According to news reports, Justice Thomas and Justice Samuel Alito for years failed to disclose numerous gifts, including luxury vacations, from conservative donors and legal activists. Justice Sonia Sotomayor has been similarly criticized for reports that she encouraged public institutions to buy her books ahead of speaking engagements, and that she failed to recuse herself from cases involving her publisher.

“It heightens people’s concerns about the court, and to the extent they’re issuing opinions that are unpopular ... those concerns will continue,” says Professor Shapiro.

Justice Alito and Chief Justice John Roberts have brushed off the ethics concerns, the latter citing “separation of powers concerns and the importance of preserving judicial independence.” The court did adopt tighter reporting rules over the summer, but Justice Brett Kavanaugh and Justice Elena Kagan have both said in the past month that the high court should take additional steps to address concerns about its ethics rules.

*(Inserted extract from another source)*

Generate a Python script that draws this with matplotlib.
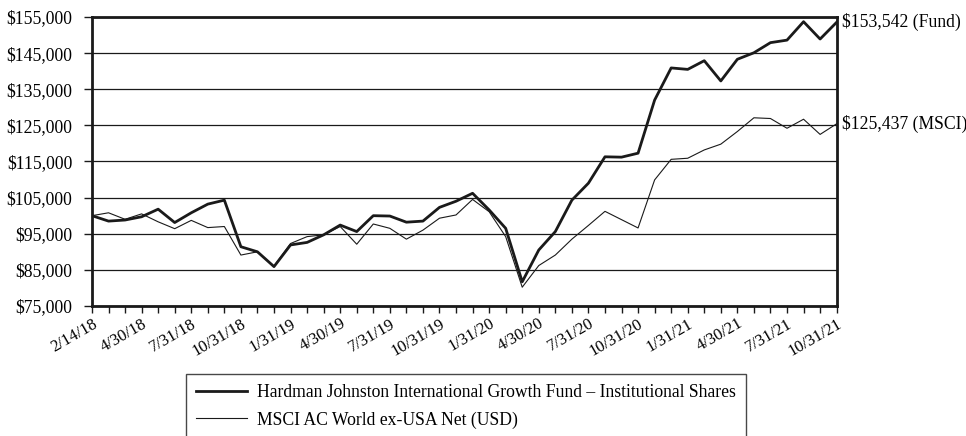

In a relatively surprising decision this week, Justice Thomas recused himself from a decision rejecting an appeal in a case involving efforts to overturn the 2020 election. Justices don’t have to explain recusal decisions, but the fact that a plaintiff in the case, John Eastman, clerked for Justice Thomas in the mid-1990s could be a reason. Still, court watchers say, it represents a departure for Justice Thomas, who had refused to recuse himself from similar cases in the past despite evidence his wife, Ginni, was involved in efforts to overturn the 2020 election.

The recusal “should not be big news,” said Joyce White Vance, a law professor and former federal prosecutor, on social media. “But in this day and age ... it is.”

Meanwhile, public approval of the Supreme Court is now at 40%, a record low, according to Gallup. Another potentially contentious term lies ahead.